米IBMとソニー、ソニー・コンピュータエンタテインメント(SCEI)、東芝は11月29日、共同開発中の新プロセッサ「Cell」の概要を発表した。64ビットのPowerプロセッサベースのマルチコアで、複数OSの同時実行などが可能だ。試作は来年上半期に開始、“PlayStation 3”のほかソニーと東芝が2006年にデジタルTVに搭載する計画。
共同開発は2001年に開始し、米テキサス州オースチンに合同で設置した施設で進めている。詳細を来年2月開催の国際固体素子回路会議(ISSCC)で発表(論文4本)するのに先立ち、概要を公表した。
同プロセッサは64ビットのPowerプロセッサコアと、複数の独立した浮動小数点演算コアを持つマルチコア/マルチスレッドアーキテクチャを採用した。膨大なメディア演算処理をリアルタイムに行え、デジタル家電やゲーム機に加え、映画制作用ワークステーションや科学技術用シミュレーションなどへの応用も可能としている。
複数のOSの同時実行に対応。既存のPC用OSと、ゲーム機・デジタル家電用リアルタイムOSの同時実行が可能だ。IBMが開発するLinuxベースの汎用OSと、ソニーらが開発中の新リアルタイムOSが対応すると見られる。
メインメモリ・I/O転送バンド幅は大幅に拡張。メインメモリはRambusのXDR DRAMを採用し、データ転送幅は最大12.8Gバイト/秒に達する見込みだ(関連記事参照)。ハードウェアレベルのセキュリティシステムを内蔵するほか、フレキシブルなI/Oインタフェース、リアルタイム処理用途向けのリアルタイムリソース管理システムを搭載する。
製造は90ナノメートルプロセスのSOI(Silicon-On Insulator)。プロセスと各部の設計を最適化するなどして消費電力を低減したという。
久夛良木健・ソニー副社長兼COOは「HDTVの複数チャンネル同時録画などでは、膨大なメディア演算を高速処理する能力が要求される上、ブロードバンドネットワーク上で流通する大量のコンテンツにアクセスするには洗練されたGUIも不可欠。こうした過酷な要求に、従来のPCベースアーキテクチャは限界になってきている」と指摘。CellプロセッサをデジタルAV家電などに搭載して性能を引き上げ、ブロードバンドベースの各種サービスの拡大にもつなげたい考えを示している。

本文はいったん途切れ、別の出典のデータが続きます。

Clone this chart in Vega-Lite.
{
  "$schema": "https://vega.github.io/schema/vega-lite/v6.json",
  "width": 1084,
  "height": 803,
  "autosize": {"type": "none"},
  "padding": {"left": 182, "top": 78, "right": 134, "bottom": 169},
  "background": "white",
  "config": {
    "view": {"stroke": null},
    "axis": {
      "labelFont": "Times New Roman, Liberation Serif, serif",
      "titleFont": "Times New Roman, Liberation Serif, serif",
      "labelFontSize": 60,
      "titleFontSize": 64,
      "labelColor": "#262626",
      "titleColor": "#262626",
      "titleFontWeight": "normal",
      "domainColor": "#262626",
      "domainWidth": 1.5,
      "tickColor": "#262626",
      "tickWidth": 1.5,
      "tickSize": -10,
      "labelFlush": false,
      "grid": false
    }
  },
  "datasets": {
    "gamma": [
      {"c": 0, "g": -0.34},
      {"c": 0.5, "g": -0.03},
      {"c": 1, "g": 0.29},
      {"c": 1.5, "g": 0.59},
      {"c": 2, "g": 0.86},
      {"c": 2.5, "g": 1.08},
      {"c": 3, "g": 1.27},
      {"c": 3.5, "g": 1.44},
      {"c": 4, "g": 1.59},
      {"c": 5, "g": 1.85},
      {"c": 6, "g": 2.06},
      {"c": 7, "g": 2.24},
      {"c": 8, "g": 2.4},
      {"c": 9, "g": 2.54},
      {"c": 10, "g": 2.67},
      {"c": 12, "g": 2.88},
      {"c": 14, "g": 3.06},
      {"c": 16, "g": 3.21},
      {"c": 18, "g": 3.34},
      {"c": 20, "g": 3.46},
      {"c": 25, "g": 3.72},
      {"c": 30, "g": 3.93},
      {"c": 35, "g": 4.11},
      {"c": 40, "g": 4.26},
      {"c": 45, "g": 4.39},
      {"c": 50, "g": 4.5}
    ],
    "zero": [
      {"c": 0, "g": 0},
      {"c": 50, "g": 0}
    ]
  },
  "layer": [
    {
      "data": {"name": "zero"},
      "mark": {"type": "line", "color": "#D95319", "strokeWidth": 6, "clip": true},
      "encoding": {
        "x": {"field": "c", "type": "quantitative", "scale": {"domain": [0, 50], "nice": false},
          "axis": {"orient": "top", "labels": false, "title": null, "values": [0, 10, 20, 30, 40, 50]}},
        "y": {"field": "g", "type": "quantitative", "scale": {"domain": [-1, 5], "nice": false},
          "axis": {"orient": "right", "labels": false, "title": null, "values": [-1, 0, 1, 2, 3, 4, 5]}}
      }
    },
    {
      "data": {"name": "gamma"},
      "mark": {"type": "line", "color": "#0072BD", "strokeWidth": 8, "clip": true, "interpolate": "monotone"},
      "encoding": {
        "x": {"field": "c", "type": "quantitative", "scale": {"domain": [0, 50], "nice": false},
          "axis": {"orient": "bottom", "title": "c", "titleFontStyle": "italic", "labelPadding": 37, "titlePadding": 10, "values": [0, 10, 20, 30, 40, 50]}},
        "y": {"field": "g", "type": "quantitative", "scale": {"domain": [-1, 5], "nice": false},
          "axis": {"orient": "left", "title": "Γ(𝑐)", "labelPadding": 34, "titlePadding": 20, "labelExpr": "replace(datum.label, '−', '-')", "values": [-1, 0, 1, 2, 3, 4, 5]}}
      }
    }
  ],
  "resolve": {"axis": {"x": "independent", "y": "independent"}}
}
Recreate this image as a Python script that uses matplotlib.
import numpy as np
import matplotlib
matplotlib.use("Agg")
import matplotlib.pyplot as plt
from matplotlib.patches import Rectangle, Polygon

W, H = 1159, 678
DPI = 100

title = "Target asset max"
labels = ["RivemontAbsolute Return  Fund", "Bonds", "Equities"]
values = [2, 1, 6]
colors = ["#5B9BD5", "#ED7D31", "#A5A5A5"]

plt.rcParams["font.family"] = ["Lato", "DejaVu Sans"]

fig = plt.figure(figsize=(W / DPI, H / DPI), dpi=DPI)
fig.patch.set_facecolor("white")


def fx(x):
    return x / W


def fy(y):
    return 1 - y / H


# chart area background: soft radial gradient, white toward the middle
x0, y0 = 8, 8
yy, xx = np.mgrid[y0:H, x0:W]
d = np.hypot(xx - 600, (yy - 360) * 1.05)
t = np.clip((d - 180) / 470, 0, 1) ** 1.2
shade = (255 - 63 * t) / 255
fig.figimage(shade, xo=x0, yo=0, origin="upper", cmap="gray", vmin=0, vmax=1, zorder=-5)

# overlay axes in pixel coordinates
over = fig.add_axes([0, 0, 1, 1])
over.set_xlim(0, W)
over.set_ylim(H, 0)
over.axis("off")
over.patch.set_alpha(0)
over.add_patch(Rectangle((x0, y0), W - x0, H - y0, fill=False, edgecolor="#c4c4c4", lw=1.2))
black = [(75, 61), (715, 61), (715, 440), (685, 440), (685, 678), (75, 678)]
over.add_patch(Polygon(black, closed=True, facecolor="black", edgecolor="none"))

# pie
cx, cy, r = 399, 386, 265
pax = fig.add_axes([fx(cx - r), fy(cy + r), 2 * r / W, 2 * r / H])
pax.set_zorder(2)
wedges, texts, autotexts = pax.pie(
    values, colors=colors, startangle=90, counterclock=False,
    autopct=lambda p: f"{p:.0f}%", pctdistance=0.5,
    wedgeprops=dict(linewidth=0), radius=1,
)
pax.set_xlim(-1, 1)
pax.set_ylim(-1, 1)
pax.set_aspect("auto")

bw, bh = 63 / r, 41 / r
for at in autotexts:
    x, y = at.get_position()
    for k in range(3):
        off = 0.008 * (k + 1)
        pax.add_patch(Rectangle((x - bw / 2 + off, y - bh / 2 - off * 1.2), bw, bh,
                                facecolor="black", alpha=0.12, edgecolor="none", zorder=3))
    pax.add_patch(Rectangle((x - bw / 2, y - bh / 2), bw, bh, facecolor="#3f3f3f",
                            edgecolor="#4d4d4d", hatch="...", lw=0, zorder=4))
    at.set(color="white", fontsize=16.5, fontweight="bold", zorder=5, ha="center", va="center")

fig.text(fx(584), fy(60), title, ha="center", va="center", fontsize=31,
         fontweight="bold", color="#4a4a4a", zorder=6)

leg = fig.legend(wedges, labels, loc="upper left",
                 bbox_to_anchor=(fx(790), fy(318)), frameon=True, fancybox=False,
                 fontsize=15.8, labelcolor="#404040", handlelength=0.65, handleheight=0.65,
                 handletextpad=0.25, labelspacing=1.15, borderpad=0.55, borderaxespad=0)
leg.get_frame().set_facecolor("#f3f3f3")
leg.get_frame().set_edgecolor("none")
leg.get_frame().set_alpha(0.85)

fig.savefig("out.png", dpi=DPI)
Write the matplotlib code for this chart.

IBMは2005年上半期、米ニューヨーク州イーストフィッシュキルの300ミリウエハー対応半導体工場でCellの試作を始める計画。最初の適用事例はSCEIと共同開発するワークステーションで、このほど稼働を開始した(関連記事参照)。ワークステーションの処理性能は1ラックで16TFLOPSに達する見込みという。
民生用製品ではSCEIの次期家庭用ゲーム機「PS3」(仮称)に搭載される。PS3は来春に国内で披露し、5月のE3にプレイアブル出展する予定。
またソニーがブロードバンド対応ホームサーバとHDTV対応デジタルTVを、東芝がHDTV対応デジタルTVを2006年に製品化する計画だ。
ソニーは、Cell生産に向け、2003年から3年間で総額2000億円の半導体設備投資を進めている(関連記事参照)。